JOHANNA MENESES said...

This post was very interesting, with a lot of different topics going on. I would like to cover the importance of keeping your inner child. I find this to be extremely important, in my opinion its what keeps you sane. Its ironic that when you are a child all you want in life is to be a grown up, and when you are a grown up all you wish it to go back in time and be a carefree child. At least that’s how I feel sometimes. Being more like a child lets you think less about the negative things in the world. It also keeps you honest and true to your beliefs. You find joy and amusement in the simple things in life. How beautiful is that! You use your imagination more and see beyond what is in front of you. Seeing life in this form is a gift because it keeps you young and light hearted. Even mundane tasks become enjoyable using your childhood spirt. Life is not a cupcake, and we should all you this tool to our advantage.

Alivia Poirier said...

I love the idea of being empty so one can hold. To be empty is to be full!! But what action does this allow? To be empty implies non-action, a patience unlike the patience of waiting? Patience is not my strong suit, anxiety is my strong suit. My mind dwells in a constant state of waiting. Waiting for the inevitable, the unexpected, that which i deserve and do not deserve.
It's true that the sanest man takes everything as it comes but where I struggle is the line between what is "coming" at me and what i have created for myself. Our impact in endless and constant and at the same time it seems so small and meaningless. The duality maybe explains itself, going with the line of thought, wondering "where our will begins and others will's end", is there any real differential? Ive lost the ability to tell what is of great importance and what is of little importance, maybe it's all the same.
alivia poirier

Anonymous said...

Life is so simple but humans complicate unnecessarily. We complicate it with words, and explanations, and meanings. Not everything needs a definition, sometimes we just have to appreciate the beauty of it. The Tao basically says he who admits he is a fool is not a great fool. I suppose it is human nature to try to "describe" everything and be all knowing... but sometimes we just put too much emphasis on words and classifications and not enough focus on the beauty of the thing or the thing itself.

Adrienne Jackson

Anonymous said...

It depends, everything depends on what type of person you are! It's like how you'd see tourists looking up at tall building or how they'd look out the windows of a bus or their car at every restaurant they see, only to say or think out loud that there bound to eat there in a few days or so. They're excited because they never been! That is how a child views the world. But if you're too serious or too comical, could the same thing apply to you? Could you, or I, see the world with big bright eyes without placing judgment or thinking to yourself "I already know this shit, man!" and really look at it from a point of view of a child?
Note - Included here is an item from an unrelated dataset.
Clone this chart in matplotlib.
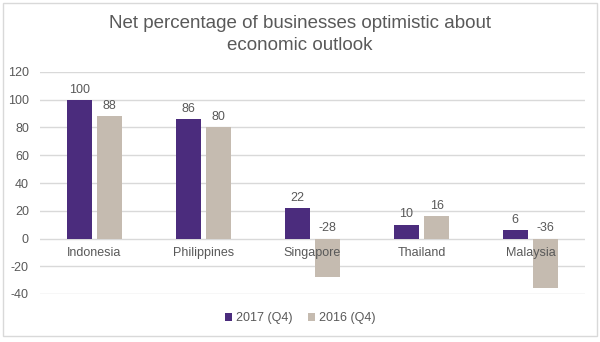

It's like how I'd look at the Miami skies making it seem like if I were to ever move to another state I'd feel like I'd see the difference because I looked at it with awe, making everything appear more colorful and less of what it really is or what we make of it through what we were taught to be true. I mean, life is already complicated and difficult enough, and it's ashame how most children are forced to witness this truth through the lips of adults that can't seem to get that a child's innocence is richer then GOLD. Because of what we are surrounded by, we ruin things, we make things appear dim and dark when it really isn't. We make everything look like a burden, a chore, when we have a choice! Enjoy it. Seeing from the eyes of an innocent is quite beautiful and it would be sad if we couldn't get that good feeling back. But something in me says, we lost it and we just might keep it that way. (Some of us that is, but I have every intention to get that good feel back, and you should do the same if any of this applies to you.)

Dulange Absolu

Andrew McLaughen said...

I find it funny how easily people will cheer and boo a person’s philosophy based solely on who’s saying whether they have an actual point or not. I heard a lot of “this makes perfect sense,” “the inner child is what people must truly try attain,” “simplicity is the answer,” blah, blah, blee, blah, blah. However, I could have sworn I heard the same this exact philosophy coming out the evil mastermind in a movie or comic. You’ll hear this towards the end of the story where the bad guy gets the upper hand and instead of killing the main hero, he’ll divulge into the reasons why he has done his deeds. Many times a villain is doing this for what he perceives are good reasons. There are so many reasons why these antagonist due such deeds such as “ignorance is bliss” so what the main bad guy is trying to do is destroy information for the betterment of society; An evil emperor who wants to simplify society by riding complex goals from people; An antagonistic cultist who says not to be afraid of death due to how things cycle and the apparent existence of eternal life. Now the audience watching the story unfold usually won’t say “this idea makes perfect sense,” but most likely will say “he’s insane,” “reducing people’s mind to ignorance will cause more problems,” “we can’t just trust that death is good,” “this reduces the value of people,” “goals, complex or not, is what life is living for,” blah, blah, blee, blah, blah. Do take note: I’m not saying either side is right, but just pointing out the hilarity of how people can unknowingly switch sides on an issue or topic based solely on who’s saying it. If you don’t get what I’m saying then I recommend reading some of the verses in Tao Te Ching in an evil voice and you might find it sounding very similar to a bad guy’s plan at the end of a recent blockbuster. Of course, after everything is said and done, at least, one of the audience members will think of what the antagonist has said and might say “despite the antagonists insanity, he had some logic to his plan.” I guess this, at least, gives me the right to say “despite Lao-Tzu’s logic, he had some insanity in his plan.”

niggi stardust said...

A watched kettle never boils, if your sitting around waiting for something to happen in your life, you may to come to find you wasted more than half your life in a seat. When ever you " give up on love" it seems you meet someone new. Things come in this life when we least expect them and its better to just be an open.. empty.. door way waiting to recieve what ever is coming your way.

Steven Brungard said...

Decision is the only power within this universe. Each of us hold that power and none of us can escape responsibility to use, abuse or fail to use our power.

Decision produces results arrayed from good to to evil. Decision is the source of all values.